The tribunal criticized Judge Sinfield for adopting a "too narrow" approach, particularly his characterization of HMRC's disclosure request as a "fishing expedition." The Upper Tribunal clarified that in complex litigations, broader disclosure is justified to ensure that all relevant information is available for a fair adjudication.
Impact
This judgment has significant implications for future tax litigations:
- Increased Disclosure Requirements: Tax appeals of great complexity and financial magnitude may now foresee a higher likelihood of broad disclosure orders, ensuring that HMRC and taxpayers have access to all pertinent information.
- Tribunal Case Management: Tribunals may adopt a more flexible approach in managing cases, particularly in balancing procedural burdens with the need for comprehensive evidence.
- Reinforcement of Fairness: The decision strengthens the principle that justice in tax appeals sometimes necessitates exceptional measures to uncover all relevant facts.
Legal practitioners should anticipate more extensive disclosure obligations in similarly complex cases and prepare accordingly, ensuring that all potential documents are identified and assessed during the early stages of litigation.
Complex Concepts Simplified
Tribunal Procedure Rules (TPR)
The Tribunal Procedure Rules are a set of rules governing the conduct of cases in UK tribunals.
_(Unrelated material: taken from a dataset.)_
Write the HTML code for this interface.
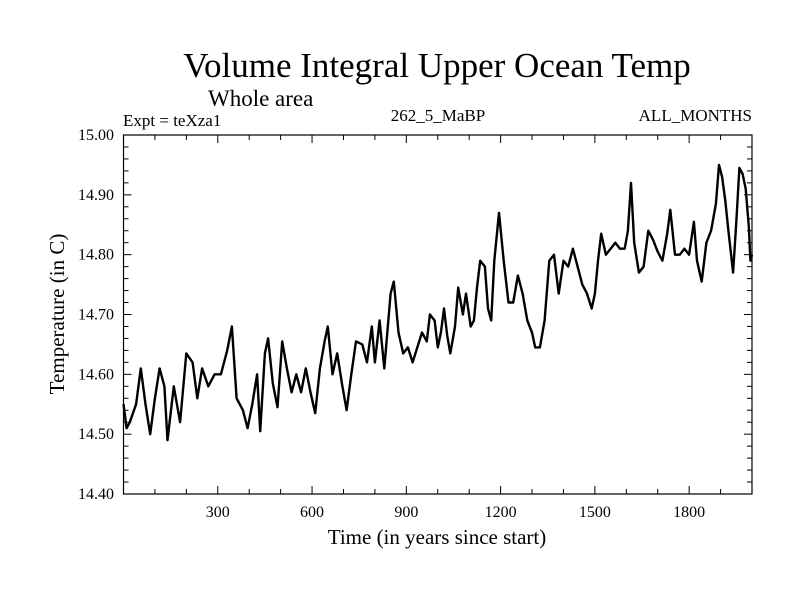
<!DOCTYPE html>
<html><head><meta charset="utf-8"><style>
body{margin:0;background:#fff;}
svg{display:block;font-family:"Liberation Serif",serif;}
</style></head><body>
<svg id="chart" width="800" height="600" viewBox="0 0 800 600">
<rect width="800" height="600" fill="#fff"/>
<text x="437" y="77" font-size="35" text-anchor="middle">Volume Integral Upper Ocean Temp</text>
<text x="208" y="106" font-size="23">Whole area</text>
<text x="123" y="126" font-size="17">Expt = teXza1</text>
<text x="438" y="121" font-size="17" text-anchor="middle">262_5_MaBP</text>
<text x="752" y="121" font-size="17" text-anchor="end">ALL_MONTHS</text>
<text x="437" y="544" font-size="21" text-anchor="middle">Time (in years since start)</text>
<text transform="translate(64,314) rotate(-90)" font-size="21" text-anchor="middle">Temperature (in C)</text>
<g id="axes"></g>
<g id="series"></g>
</svg>
<script>
const xTicks=[300,600,900,1200,1500,1800];
const yTicks=[14.40,14.50,14.60,14.70,14.80,14.90,15.00];
const years=[0,10,20,40,55,70,85,100,115,130,140,160,180,200,220,235,250,270,290,310,330,345,360,380,395,410,425,435,450,460,475,490,505,520,535,550,565,580,595,610,625,640,650,665,680,695,710,725,740,760,775,790,800,815,830,850,860,875,890,905,920,935,950,965,975,990,1000,1010,1020,1030,1040,1055,1065,1080,1090,1105,1115,1125,1135,1150,1160,1170,1180,1195,1210,1225,1240,1255,1270,1285,1300,1310,1325,1340,1355,1370,1385,1400,1415,1430,1445,1460,1475,1490,1500,1510,1520,1535,1550,1565,1580,1595,1605,1615,1625,1640,1655,1670,1685,1700,1715,1730,1740,1755,1770,1785,1800,1815,1825,1840,1855,1870,1885,1895,1905,1915,1925,1940,1950,1960,1970,1980,1990,1995,2000];
const temps=[14.55,14.51,14.52,14.55,14.61,14.55,14.50,14.56,14.61,14.58,14.49,14.58,14.52,14.635,14.62,14.56,14.61,14.58,14.60,14.60,14.64,14.68,14.56,14.54,14.51,14.55,14.60,14.505,14.635,14.66,14.585,14.545,14.655,14.61,14.57,14.60,14.57,14.61,14.57,14.535,14.61,14.655,14.68,14.60,14.635,14.585,14.54,14.60,14.655,14.65,14.62,14.68,14.62,14.69,14.61,14.735,14.755,14.67,14.635,14.645,14.62,14.645,14.67,14.655,14.70,14.69,14.645,14.67,14.71,14.665,14.635,14.68,14.745,14.70,14.735,14.68,14.69,14.745,14.79,14.78,14.71,14.69,14.79,14.87,14.79,14.72,14.72,14.765,14.735,14.69,14.67,14.645,14.645,14.69,14.79,14.80,14.735,14.79,14.78,14.81,14.78,14.75,14.735,14.71,14.735,14.79,14.835,14.80,14.81,14.82,14.81,14.81,14.84,14.92,14.82,14.77,14.78,14.84,14.825,14.805,14.79,14.835,14.875,14.80,14.80,14.81,14.80,14.855,14.79,14.755,14.82,14.84,14.885,14.95,14.93,14.89,14.84,14.77,14.855,14.945,14.935,14.91,14.845,14.79,14.80];
const L=123.5,R=752,T=135,B=494,X0=0,X1=2000,Y0=14.4,Y1=15.0;
const sx=v=>L+(v-X0)/(X1-X0)*(R-L);
const sy=v=>B-(v-Y0)/(Y1-Y0)*(B-T);
const NS="http://www.w3.org/2000/svg";
const axes=document.getElementById('axes');
function mk(tag,attrs,parent){const e=document.createElementNS(NS,tag);for(const k in attrs)e.setAttribute(k,attrs[k]);parent.appendChild(e);return e;}
const frame=mk('rect',{x:L,y:T,width:R-L,height:B-T,fill:'none',stroke:'#000','stroke-width':1.2},axes);


for(let v=100;v<2000;v+=100){
  const major=v%300===0, len=major?8:5, x=sx(v);
  const t1=mk('line',{x1:x,x2:x,y1:B,y2:B-len,stroke:'#000','stroke-width':1},axes);
  
  
  const t2=mk('line',{x1:x,x2:x,y1:T,y2:T+len,stroke:'#000','stroke-width':1},axes);
  
  
}
xTicks.forEach(v=>{
  const t=mk('text',{x:sx(v),y:B+23,'font-size':16,'text-anchor':'middle'},axes);
  t.textContent=v;
  
  
});
for(let i=1;i<30;i++){
  const v=Y0+i*0.02, major=i%5===0, len=major?8:5, y=sy(v);
  const t1=mk('line',{x1:L,x2:L+len,y1:y,y2:y,stroke:'#000','stroke-width':1},axes);
  
  
  const t2=mk('line',{x1:R,x2:R-len,y1:y,y2:y,stroke:'#000','stroke-width':1},axes);
  
  
}
yTicks.forEach(v=>{
  const t=mk('text',{x:114,y:sy(v)+5,'font-size':16,'text-anchor':'end'},axes);
  t.textContent=v.toFixed(2);
  
  
});
const d=years.map((yr,i)=>(i?'L':'M')+sx(yr).toFixed(1)+','+sy(temps[i]).toFixed(1)).join('');
const line=mk('path',{d:d,fill:'none',stroke:'#000','stroke-width':2.4,'stroke-linejoin':'round'},document.getElementById('series'));


</script>
</body></html>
In this case, rules 5 and 16 are pivotal:
- Rule 5: Empowers tribunals to manage their own procedures, including ordering parties to produce documents or adjourn hearings to ensure fairness.
- Rule 16: Specifically allows tribunals to order any person to produce documents that are relevant to the issues in the proceedings.
Third-Party Disclosure
Third-party disclosure refers to the process where a tribunal compels someone not directly involved in the case (a third party) to provide documents or information relevant to the proceedings. In this judgment, HMRC sought disclosure from Channel Four Ltd and Pathé Productions Ltd, external entities connected to the appellant LLPs.
Overriding Objective
Defined in Rule 2, the overriding objective ensures that tribunal procedures are conducted so that cases are dealt with justly and fairly. This includes being proportionate to the case's importance and complexity, avoiding unnecessary delays, and ensuring all parties can fully participate.
Conclusion
The Upper Tribunal's decision in Ingenious Games LLP & Ors v. HMRC ([2014] BTC 505) marks a pivotal moment in tax litigation, reinforcing the necessity for comprehensive disclosure in complex cases to uphold fairness and justice. By overturning the lower tribunal's restrictive disclosure order, the Upper Tribunal underscored the importance of ensuring both parties, especially HMRC, have access to all relevant information to make informed arguments and decisions.
This judgment serves as a crucial guideline for future tax disputes, emphasizing that the Tribunal's discretion to order disclosure should align with the overriding objective of fairness, even if it imposes additional burdens on the parties involved. Legal practitioners must now factor in the potential for broader disclosure in high-stakes tax appeals, ensuring that their clients are prepared to comply with extensive document production requirements.
Ultimately, this case reinforces the balance between procedural efficiency and substantive justice, ensuring that significant tax disputes are resolved with all necessary information at hand, thereby fostering a more equitable legal landscape.